Defendant signed a waiver of indictment and agreed to be prosecuted by superior court information charging him with criminal possession of a controlled substance in the third degree.   He pleaded guilty to that charge and executed a written waiver of his right to appeal.   As part of the plea agreement, defendant was to receive a sentence of 2 to 6 years in prison with shock program eligibility.   County Court informed defendant that it would not be bound by the agreed-upon sentence if any additional crimes were committed prior to sentencing.   At the time of sentencing, it was discovered that defendant had pleaded guilty to criminal possession of a controlled substance in the fifth degree in Nassau County.   As a result, County Court sentenced defendant to 4 to 12 years in prison.   Defendant appeals.

 Defendant contends, inter alia, that his waivers of indictment and the right to appeal must be invalidated because they were not knowingly, voluntarily and intelligently made.   Initially, we note that by failing to make a motion to withdraw his guilty plea or vacate the judgment of conviction, defendant has not preserved his challenge to his waiver of the right to appeal (see People v. Gonzalez, 299 A.D.2d 581,-, 748 N.Y.S.2d 881, 882;  People v. Holland, 270 A.D.2d 718, 706 N.Y.S.2d 361, lv. denied 95 N.Y.2d 798, 711 N.Y.S.2d 166, 733 N.E.2d 238).   Likewise, “[t]he issue of the validity of his waiver of indictment is also unpreserved for review as it was forfeited by defendant's guilty plea” (People v. Gonzalez, supra at 882).

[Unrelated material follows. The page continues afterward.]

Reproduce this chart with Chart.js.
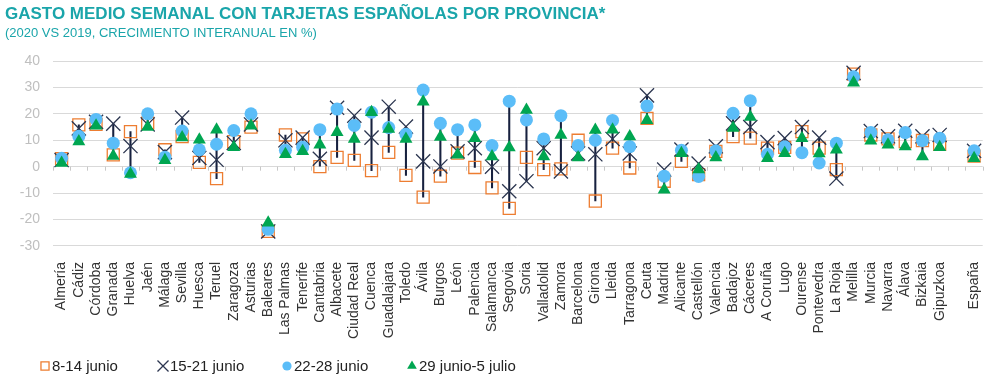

 Nevertheless, were we to consider the merits of defendant's claims, we would find them unpersuasive.   During the course of the plea proceedings, County Court inquired as to whether defendant voluntarily executed the waivers, had an opportunity to discuss them with his attorney and understood the rights he was relinquishing by signing them.   Defendant answered these questions in the affirmative. Moreover, the terms of the waivers, which were executed in open court, clearly set forth their ramifications and were signed by both defendant and his attorney.   Under these circumstances, we find that the waivers were knowingly, voluntarily and intelligently made (see id.;   People v. Catalfamo, 228 A.D.2d 786, 787, 643 N.Y.S.2d 750).

 Defendant further asserts that his waiver of the right to appeal should be annulled and the plea agreement set aside because he was not informed of the maximum sentence that could be imposed in the event he violated the terms of the plea agreement.   He seeks to have the enhanced sentence invalidated as harsh and excessive.  “[W]e have held that where a defendant who concomitantly validly pleaded guilty and waived all appeal rights receives an enhanced sentence based upon a violation of the terms of the plea agreement, any claim addressed to the harshness or excessiveness of the enhanced sentence falls within the scope of the waiver of the right to appeal, provided the defendant is informed of the maximum potential sentence for noncompliance with the plea agreement” (People v. Espino, 279 A.D.2d 798, 800, 718 N.Y.S.2d 729;  see People v. Lococo, 92 N.Y.2d 825, 827, 677 N.Y.S.2d 57, 699 N.E.2d 416;  People v. Shea, 254 A.D.2d 512, 513, 679 N.Y.S.2d 428).   Although County Court advised defendant during the plea proceedings that it would not be bound by the agreed-upon sentence if defendant violated the terms of the plea agreement, it did not inform him of the maximum sentence that could be imposed.   Consequently, defendant is not precluded from challenging the severity of his sentence.   Nevertheless, we do not find any extraordinary circumstances warranting a reduction of defendant's sentence in the interest of justice (see People v. Shea, supra at 513, 679 N.Y.S.2d 428).   We have considered defendant's remaining claims and find them to be unavailing.

ORDERED that the judgment is affirmed.